The Bruins would probably be able to overcome their deficiencies if their first line of Brad Marchand, Patrice Bergeron and David Pastrnak could produce even half as much as it did the first two games of this series. Instead, that line has no points in its past three games, not including the game Bergeron missed with a mystery injury.
Pastrnak is really struggling to find the room to create fancy plays and he’s abandoned the simplified approach he was using earlier in the series. He didn’t land a shot on net until the third period and he had six attempts blocked. When you’re not producing at the offensive end, especially in the playoffs, you’re supposed to take care of your own zone. At a crucial moment, Pastrnak didn’t do that.

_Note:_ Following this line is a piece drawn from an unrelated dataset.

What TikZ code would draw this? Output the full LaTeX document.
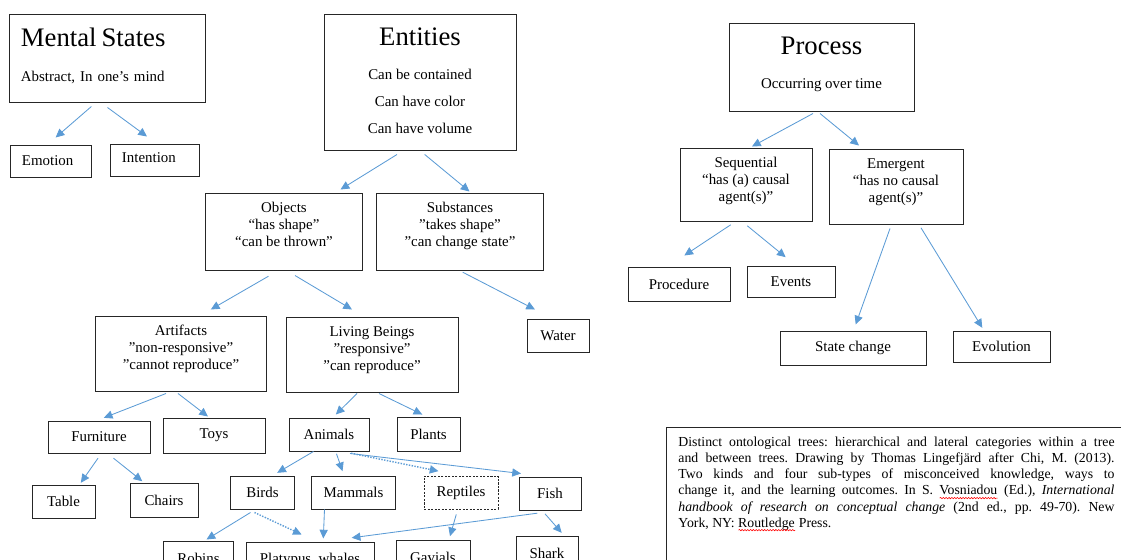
\documentclass[tikz,border=0pt]{standalone}
\usepackage{fontspec}
\setmainfont{Liberation Serif}
\usetikzlibrary{arrows.meta,decorations.pathmorphing}
\definecolor{arrowblue}{RGB}{91,155,213}
\newcommand\bodyfont{\fontsize{10.6}{12.1}\selectfont}
\newcommand\headfont{\fontsize{19}{22}\selectfont}
\newcommand\notefont{\fontsize{9.8}{11.4}\selectfont\frenchspacing}
\newsavebox\spellbox
\newcommand\spell[1]{\sbox\spellbox{#1}\rlap{\usebox\spellbox}\tikz[baseline=0pt,x=1pt,y=1pt]
    \draw[red, line width=0.4pt, decorate, decoration={snake, amplitude=0.5pt, segment length=2pt}]
    (0,-2.2) -- (\wd\spellbox,-2.2);}
\begin{document}
\begin{tikzpicture}[x=0.025cm, y=-0.025cm,
    box/.style={draw=black!85, line width=0.7pt, inner sep=0pt, align=center, font=\bodyfont},
    dbox/.style={box, line width=0.5pt, dash pattern=on 1.5pt off 1pt},
    wh/.style 2 args={minimum width=#1*0.025cm, minimum height=#2*0.025cm},
    lift/.style={execute at end node={\rule[-#1]{0pt}{#1}}},
    note/.style={draw=black!85, line width=0.7pt, anchor=north west, text width=10.9cm, align=justify,
        inner xsep=8.5pt, inner ysep=7pt, font=\notefont},
    arr/.style={draw=arrowblue, line width=0.6pt, -{Triangle[length=6.2pt,width=5.8pt]}},
    arrdot/.style={arr, line width=1pt, dash pattern=on 1pt off 1pt}]
    \useasboundingbox (0,0) rectangle (1121,560);
    \clip (0,0) rectangle (1121,560);
    \node[box, wh={196}{88}, text width=4.3cm, align=left, lift=5pt] (ment) at (107,58)
        {{\headfont Mental States}\\[12.8pt]Abstract, In one’s mind};
    \node[box, wh={81}{32}, text width=1.425cm, align=left] (emo) at (50.5,161) {Emotion};
    \node[box, wh={89}{32}, text width=1.625cm, align=left, lift=2.8pt] (intent) at (154.5,160) {Intention};
    \node[box, wh={192}{136}, lift=1.9pt] (ent) at (420,82)
        {{\headfont Entities}\\[12.1pt]Can be contained\\[6.9pt]Can have color\\[6.9pt]Can have volume};
    \node[box, wh={157}{77}, lift=9.7pt] (obj) at (284,231.5) {Objects\\“has shape”\\“can be thrown”};
    \node[box, wh={167}{77}, lift=9.7pt] (sub) at (460,231.5) {Substances\\”takes shape”\\”can change state”};
    \node[box, wh={171}{75}, lift=8.5pt] (art) at (181,353.5) {Artifacts\\”non-responsive”\\”cannot reproduce”};
    \node[box, wh={172}{75}, lift=8.5pt] (liv) at (372,354.5) {Living Beings\\”responsive”\\”can reproduce”};
    \node[box, wh={62}{33}] (water) at (558,335.5) {Water};
    \node[box, wh={102}{32}] (furn) at (99,437) {Furniture};
    \node[box, wh={102}{35}] (toys) at (214,435.5) {Toys};
    \node[box, wh={80}{33}] (anim) at (329,434.5) {Animals};
    \node[box, wh={63}{34}] (plant) at (428.5,434) {Plants};
    \node[box, wh={63}{33}] (table) at (63.5,501.5) {Table};
    \node[box, wh={68}{34}] (chair) at (164,500) {Chairs};
    \node[box, wh={64}{33}] (bird) at (262.5,492.5) {Birds};
    \node[box, wh={84}{33}] (mamm) at (353.5,492.5) {Mammals};
    \node[dbox, wh={74}{33}] (rept) at (461,492.5) {Reptiles};
    \node[box, wh={62}{33}] (fish) at (550,493.5) {Fish};
    \node[box, wh={70}{35}] (robin) at (198.5,558.5) {Robins};
    \node[box, wh={128}{35}] (platy) at (310,559.5) {Platypus, whales};
    \node[box, wh={74}{35}] (gav) at (433,557.5) {Gavials};
    \node[box, wh={62}{35}] (shark) at (547,553.5) {Shark};
    \node[box, wh={185}{88}, lift=6.4pt] (proc) at (821.5,67)
        {{\headfont Process}\\[12.4pt]Occurring over time};
    \node[box, wh={132}{73}, lift=8pt] (seq) at (746,184.5) {Sequential\\“has (a) causal\\agent(s)”};
    \node[box, wh={134}{75}, lift=8.5pt] (emer) at (896,186.5) {Emergent\\“has no causal\\agent(s)”};
    \node[box, wh={102}{34}] (procd) at (679,284) {Procedure};
    \node[box, wh={88}{31}] (event) at (791,281.5) {Events};
    \node[box, wh={146}{34}] (state) at (853,348) {State change};
    \node[box, wh={97}{31}] (evol) at (1001.5,346.5) {Evolution};
    \node[note, lift=40pt] (cap) at (666,427)
        {Distinct ontological trees: hierarchical and lateral categories within a tree\linebreak
        and between trees. Drawing by Thomas Lingefjärd after Chi, M. (2013).\linebreak
        Two kinds and four sub-types of misconceived knowledge, ways to\linebreak
        change it, and the learning outcomes. In S. \spell{Vosniadou} (Ed.), \textit{International}\linebreak
        \textit{handbook of research on conceptual change} (2nd ed., pp. 49-70). New\linebreak
        York, NY: \spell{Routledge} Press.};
    \foreach \pa/\pax/\pay/\ch/\chx/\chy in {ment/-15.6/4/emo/5.1/-7, ment/0.5/5/intent/-7.5/-7,
        ent/-23/4/obj/56.5/-3, ent/4.7/4/sub/9.5/-1, obj/-15.5/5.7/art/29.8/-6, obj/11/5/liv/-20/-7,
        sub/2.7/1.7/water/-23/-9, art/-15/2/furn/4.8/-2.7, art/-3/2/toys/-6/-1,
        liv/-15/1/anim/6.8/-3, liv/7/1/plant/-6.2/-2, furn/-1/4.7/table/17.3/-1.7,
        furn/14.5/4.7/chair/-21.7/-1.3, anim/-15.5/0/bird/14.7/-2.7, anim/7.5/2.3/mamm/-11/-4.3,
        anim/21/2/fish/-29/-3, bird/-12/3/robin/8/-1, mamm/-29/0/platy/13.3/-3,
        fish/-12.7/2.7/platy/41.7/-3.7, rept/-4.7/5/gav/17/-3.3, fish/-5/3.3/shark/14.7/-2.7,
        proc/-8.5/2/seq/6/-1, proc/-1.5/2/emer/-37/-3, seq/-15.3/3.3/procd/5.3/-11,
        seq/1.3/4.3/event/-5.3/-8.3, emer/-6/4/state/2.7/-6, emer/25/3.3/evol/-19.2/-2.7}
        \draw[arr] ([shift={(\pax,\pay)}]\pa.south) -- ([shift={(\chx,\chy)}]\ch.north);
    \foreach \pa/\pax/\pay/\ch/\chx/\chy in {anim/22/1.7/rept/-22.5/-4.5, bird/-8/3/platy/-8.3/-7}
        \draw[arrdot] ([shift={(\pax,\pay)}]\pa.south) -- ([shift={(\chx,\chy)}]\ch.north);
\end{tikzpicture}
\end{document}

With the score tied 1-1, Bergeron hammered the puck around the boards to the side of the Boston zone that was Pastrnak’s responsibility. Once he decided (possibly wrongly) that he wasn’t going to win the race with defenseman Ron Hainsey to the puck, Pastrnak skated toward Hainsey. The Bruins right wing took an angle that prevented him from having any chance to block the shot and then decided not to play the body. While Hainsey was firing the puck to the middle of the zone, Pastrnak took off. Had Marchand corralled the puck, he probably would’ve fed Pastrnak for a breakaway. But Marchand missed the puck and Mitch Marner fired it past Tuukka Rask.
The Bruins needed a save there, but Rask failed. They also could’ve used a responsible defensive play from Pastrnak. Blowing the zone without knowing the Bruins had the puck might have been fine in a January game against Arizona, but not in the playoffs. The playoffs are the time to do whatever it takes to win, to go outside your comfort zone. No one expects Pastrnak to be a shot blocker or a hitter, but in the playoffs everyone has to be everything. That’s why the Maple Leafs have become a shot-blocking machine after ranking 27th in that department in the regular season. Pastrnak finished the game with no blocked shots, no hits, no points, and no victories.
When he was under Julien’s tutelage, Pastrnak was an up-and-coming force still learning, occasionally losing ice time for plays like the one he made before Marner’s goal. Now he’s in Cassidy’s care and sometimes falls out of favor, but he’s a driving force for the Bruins all over the rink. As much as the Bruins rely on Marchand and Bergeron to set the standard, Pastrnak has to follow suit. His hat trick and six-point game are in danger of becoming a footnote in history rather than the highlight of a series win, the same way the Bruins’ 2013 comeback against Toronto is a footnote on a playoff season that ended with a six-game loss in the Stanley Cup final. In Game 7, Pastrnak has to re-commit to doing everything he can to help the Bruins.
The Bruins have changed for the better by leaps and bounds since the coaching change. Everything has not only gone to plan, it’s gone to plan much quicker than anyone, including the Bruins’ brass, expected. A first-round playoff loss won’t set the organizational plan back, but it’ll be a major failure after producing an amazing regular season and taking a 3-1 lead in this series.
The Bruins were eliminated in a Game 7 each of Julien’s first three seasons before they learned how to win those do-or-die games and won three on their way to the 2011 Stanley Cup championship. We’ll find out Wednesday if Cassidy’s Bruins can keep doing things quicker than expected and win a Game 7 earlier in his coaching rein.